Adelaide Festival directors Rachel Healy and Neil Armfield.
Adelaide Festival directors Rachel Healy and Neil Armfield.

The Adelaide Festival is turning green for its 60th anniversary, with organisers declaring that next year’s event will be carbon neutral for the first time.

Festival directors Neil ­Armfield and Rachel Healy have announced their fourth ­Adelaide program, including contemporary dance, theatre and opera performances, and a free birthday concert in Elder Park featuring Tim Minchin.

The festival has estimated its 2020 carbon footprint to be 9000 tonnes, and has offset those emissions with the purchase­ of 9000 verified carbon units from a wind farm in India, for $18,000.

The credits will offset carbon emissions produced by air travel, accommodation, waste, venue power and other factors.

Healy says the festival has a responsibility to show corporate and cultural leadership on climate­ change.

Other major festival directors who met at the Melbourne Fest­ival this month have expressed interest in following Adelaide’s lead, she says.

The carbon credits will be expensed­ against the festival budget. This year’s festival, the most successful to date, took more than $6m at the box office and attracted 320,000 people. The state government contributes $9.1m.

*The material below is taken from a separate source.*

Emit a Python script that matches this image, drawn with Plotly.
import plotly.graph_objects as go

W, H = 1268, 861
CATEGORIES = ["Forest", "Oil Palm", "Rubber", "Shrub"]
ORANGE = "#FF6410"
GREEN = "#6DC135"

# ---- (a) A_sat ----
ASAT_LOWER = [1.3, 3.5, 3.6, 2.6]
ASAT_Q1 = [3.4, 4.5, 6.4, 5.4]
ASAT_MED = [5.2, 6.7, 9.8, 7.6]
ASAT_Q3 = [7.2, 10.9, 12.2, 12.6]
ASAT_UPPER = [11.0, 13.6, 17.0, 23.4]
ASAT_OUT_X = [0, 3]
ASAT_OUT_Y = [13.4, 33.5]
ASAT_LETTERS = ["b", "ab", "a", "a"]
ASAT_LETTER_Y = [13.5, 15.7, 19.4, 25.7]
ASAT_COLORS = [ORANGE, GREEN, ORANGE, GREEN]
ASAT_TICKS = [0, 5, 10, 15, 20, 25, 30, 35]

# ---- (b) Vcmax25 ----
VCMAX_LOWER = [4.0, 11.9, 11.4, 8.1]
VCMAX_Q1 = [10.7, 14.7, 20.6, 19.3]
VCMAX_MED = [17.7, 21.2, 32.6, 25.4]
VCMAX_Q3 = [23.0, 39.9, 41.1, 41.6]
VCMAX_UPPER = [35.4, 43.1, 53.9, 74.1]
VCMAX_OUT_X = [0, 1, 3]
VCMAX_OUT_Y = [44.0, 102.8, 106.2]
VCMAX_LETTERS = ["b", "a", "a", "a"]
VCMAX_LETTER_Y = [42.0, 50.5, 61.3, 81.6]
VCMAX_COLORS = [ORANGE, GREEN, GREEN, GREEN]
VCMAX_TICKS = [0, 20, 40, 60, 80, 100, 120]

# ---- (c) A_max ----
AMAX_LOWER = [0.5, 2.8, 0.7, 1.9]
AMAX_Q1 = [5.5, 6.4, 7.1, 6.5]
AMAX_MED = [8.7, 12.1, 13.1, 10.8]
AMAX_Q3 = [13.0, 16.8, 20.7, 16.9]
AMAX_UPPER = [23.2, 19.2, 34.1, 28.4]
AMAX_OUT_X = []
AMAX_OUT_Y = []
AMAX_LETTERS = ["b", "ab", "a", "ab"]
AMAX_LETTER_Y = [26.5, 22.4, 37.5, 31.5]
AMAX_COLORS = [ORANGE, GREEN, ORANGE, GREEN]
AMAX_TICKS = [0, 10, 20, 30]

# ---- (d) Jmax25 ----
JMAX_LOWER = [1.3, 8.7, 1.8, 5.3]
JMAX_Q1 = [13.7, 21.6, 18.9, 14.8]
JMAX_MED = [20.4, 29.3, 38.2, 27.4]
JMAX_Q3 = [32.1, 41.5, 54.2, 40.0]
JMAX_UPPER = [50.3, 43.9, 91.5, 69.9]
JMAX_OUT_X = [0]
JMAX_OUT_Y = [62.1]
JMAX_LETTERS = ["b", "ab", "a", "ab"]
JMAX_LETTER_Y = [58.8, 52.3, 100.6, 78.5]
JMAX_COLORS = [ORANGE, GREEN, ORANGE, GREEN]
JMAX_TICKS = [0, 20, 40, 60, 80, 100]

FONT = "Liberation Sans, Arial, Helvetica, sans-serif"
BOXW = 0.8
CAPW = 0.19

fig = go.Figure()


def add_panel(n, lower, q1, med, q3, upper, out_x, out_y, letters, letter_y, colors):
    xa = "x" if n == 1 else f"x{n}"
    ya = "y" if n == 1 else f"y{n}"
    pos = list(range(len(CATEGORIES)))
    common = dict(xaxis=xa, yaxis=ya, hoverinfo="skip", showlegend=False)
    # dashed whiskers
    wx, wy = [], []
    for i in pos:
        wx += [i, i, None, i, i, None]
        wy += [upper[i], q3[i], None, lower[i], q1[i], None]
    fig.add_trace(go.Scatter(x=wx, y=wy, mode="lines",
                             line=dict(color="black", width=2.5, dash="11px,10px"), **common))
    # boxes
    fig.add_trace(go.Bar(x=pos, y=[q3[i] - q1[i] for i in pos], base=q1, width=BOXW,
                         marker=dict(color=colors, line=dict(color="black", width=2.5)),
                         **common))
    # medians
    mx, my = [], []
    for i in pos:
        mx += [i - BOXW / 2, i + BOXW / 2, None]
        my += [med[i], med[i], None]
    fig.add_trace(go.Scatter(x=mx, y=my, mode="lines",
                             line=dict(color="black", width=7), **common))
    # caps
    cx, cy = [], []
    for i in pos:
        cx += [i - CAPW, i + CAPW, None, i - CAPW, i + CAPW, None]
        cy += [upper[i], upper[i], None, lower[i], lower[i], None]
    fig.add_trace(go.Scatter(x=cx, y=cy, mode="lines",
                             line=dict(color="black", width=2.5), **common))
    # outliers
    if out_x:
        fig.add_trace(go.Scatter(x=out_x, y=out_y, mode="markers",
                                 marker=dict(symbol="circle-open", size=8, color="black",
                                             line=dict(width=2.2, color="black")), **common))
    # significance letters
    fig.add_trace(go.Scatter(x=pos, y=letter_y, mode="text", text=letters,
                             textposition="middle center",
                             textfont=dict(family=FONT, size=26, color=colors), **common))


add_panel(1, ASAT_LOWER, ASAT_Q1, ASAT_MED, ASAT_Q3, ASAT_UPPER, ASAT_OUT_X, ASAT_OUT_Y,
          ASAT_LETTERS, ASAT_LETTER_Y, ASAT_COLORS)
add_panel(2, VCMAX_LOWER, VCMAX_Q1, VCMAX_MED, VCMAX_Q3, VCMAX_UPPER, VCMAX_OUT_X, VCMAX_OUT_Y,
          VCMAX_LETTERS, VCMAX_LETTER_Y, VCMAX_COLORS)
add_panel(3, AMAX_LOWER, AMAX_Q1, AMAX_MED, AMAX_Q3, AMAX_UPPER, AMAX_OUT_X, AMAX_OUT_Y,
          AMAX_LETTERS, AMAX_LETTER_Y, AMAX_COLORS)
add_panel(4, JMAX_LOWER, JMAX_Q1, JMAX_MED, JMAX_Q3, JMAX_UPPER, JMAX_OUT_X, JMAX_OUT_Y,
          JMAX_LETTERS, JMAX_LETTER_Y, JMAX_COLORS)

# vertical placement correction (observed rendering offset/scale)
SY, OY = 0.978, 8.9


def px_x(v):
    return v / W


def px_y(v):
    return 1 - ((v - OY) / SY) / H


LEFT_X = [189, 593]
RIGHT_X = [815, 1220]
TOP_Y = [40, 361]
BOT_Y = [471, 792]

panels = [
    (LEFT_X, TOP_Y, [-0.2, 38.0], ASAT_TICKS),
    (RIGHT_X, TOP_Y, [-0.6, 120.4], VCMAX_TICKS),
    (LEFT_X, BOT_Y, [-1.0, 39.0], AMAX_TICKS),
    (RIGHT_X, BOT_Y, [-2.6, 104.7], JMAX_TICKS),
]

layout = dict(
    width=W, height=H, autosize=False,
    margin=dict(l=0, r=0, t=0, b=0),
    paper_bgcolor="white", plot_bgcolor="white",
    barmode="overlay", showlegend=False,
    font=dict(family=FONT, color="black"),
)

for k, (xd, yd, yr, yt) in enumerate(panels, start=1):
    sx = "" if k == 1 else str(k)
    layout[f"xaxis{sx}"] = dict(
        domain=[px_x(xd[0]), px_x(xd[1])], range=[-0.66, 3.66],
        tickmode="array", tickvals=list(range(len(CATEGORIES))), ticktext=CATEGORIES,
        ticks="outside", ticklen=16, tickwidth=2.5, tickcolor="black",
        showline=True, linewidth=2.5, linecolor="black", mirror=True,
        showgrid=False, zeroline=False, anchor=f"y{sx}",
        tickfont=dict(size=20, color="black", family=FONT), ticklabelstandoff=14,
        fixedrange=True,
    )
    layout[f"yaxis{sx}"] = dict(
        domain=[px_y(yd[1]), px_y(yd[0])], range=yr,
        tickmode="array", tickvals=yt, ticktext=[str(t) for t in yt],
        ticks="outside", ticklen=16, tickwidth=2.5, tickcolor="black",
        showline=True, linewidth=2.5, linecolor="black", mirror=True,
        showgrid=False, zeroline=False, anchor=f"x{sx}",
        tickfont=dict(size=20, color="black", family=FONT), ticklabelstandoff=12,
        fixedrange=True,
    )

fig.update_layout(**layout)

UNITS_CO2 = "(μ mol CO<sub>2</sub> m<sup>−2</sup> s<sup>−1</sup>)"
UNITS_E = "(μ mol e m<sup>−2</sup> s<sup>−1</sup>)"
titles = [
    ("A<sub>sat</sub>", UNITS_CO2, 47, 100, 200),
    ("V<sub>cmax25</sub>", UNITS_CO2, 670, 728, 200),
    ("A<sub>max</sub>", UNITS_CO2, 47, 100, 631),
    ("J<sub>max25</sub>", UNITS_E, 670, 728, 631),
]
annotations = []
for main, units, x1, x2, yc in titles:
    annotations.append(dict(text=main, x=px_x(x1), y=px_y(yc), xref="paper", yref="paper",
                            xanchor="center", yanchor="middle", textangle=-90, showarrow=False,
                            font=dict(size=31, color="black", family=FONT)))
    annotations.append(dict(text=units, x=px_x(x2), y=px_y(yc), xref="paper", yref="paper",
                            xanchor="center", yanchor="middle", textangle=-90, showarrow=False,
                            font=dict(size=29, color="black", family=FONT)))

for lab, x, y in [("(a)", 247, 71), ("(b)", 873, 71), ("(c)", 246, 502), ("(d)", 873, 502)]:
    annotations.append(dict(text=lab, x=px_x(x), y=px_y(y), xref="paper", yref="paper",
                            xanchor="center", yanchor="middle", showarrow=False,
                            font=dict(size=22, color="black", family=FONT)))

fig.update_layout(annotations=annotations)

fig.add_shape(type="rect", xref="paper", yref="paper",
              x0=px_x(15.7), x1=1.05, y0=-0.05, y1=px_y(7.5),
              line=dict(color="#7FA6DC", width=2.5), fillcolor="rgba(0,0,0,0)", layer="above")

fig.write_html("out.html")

Some international artists and writers are electing not to travel long distances to cultural events because of flygskam, or “flight shame”, a taboo on air travel because of carbon emissions. Adelaide Writers Week, which also announced its program­ on Tuesday, says at least three writers have declined invitations because of climate change.

Healy says the Adelaide ­Festival’s carbon offsets are not intended to overcome artists’ resistanc­e to air travel.

“We did not go down this path as a way of sending off flygskam,” she says. “It was not a way of shoring up our programming.

“However, it would be part of the conversation with artists and those who are interested in how we are grappling with the climate change emergency.”

Highlights of the 2020 festiv­al starting in late February ­include Juliet Stevenson in provocative­ drama The Doctor from London’s Almeida Theatre, Lloyd Newson’s contemporary dance work Enter Achilles from Ballet Rambert and DV8 Physical Theatre, and Romeo Castellucci’s staged version of Mozart’s Requiem from the Aix-en-­Provence festival.

Adelaide Botanic Garden will come alive after dark with flame and fire sculptures in a “dreamspace” devised by France’s ­Compagnie Carabosse.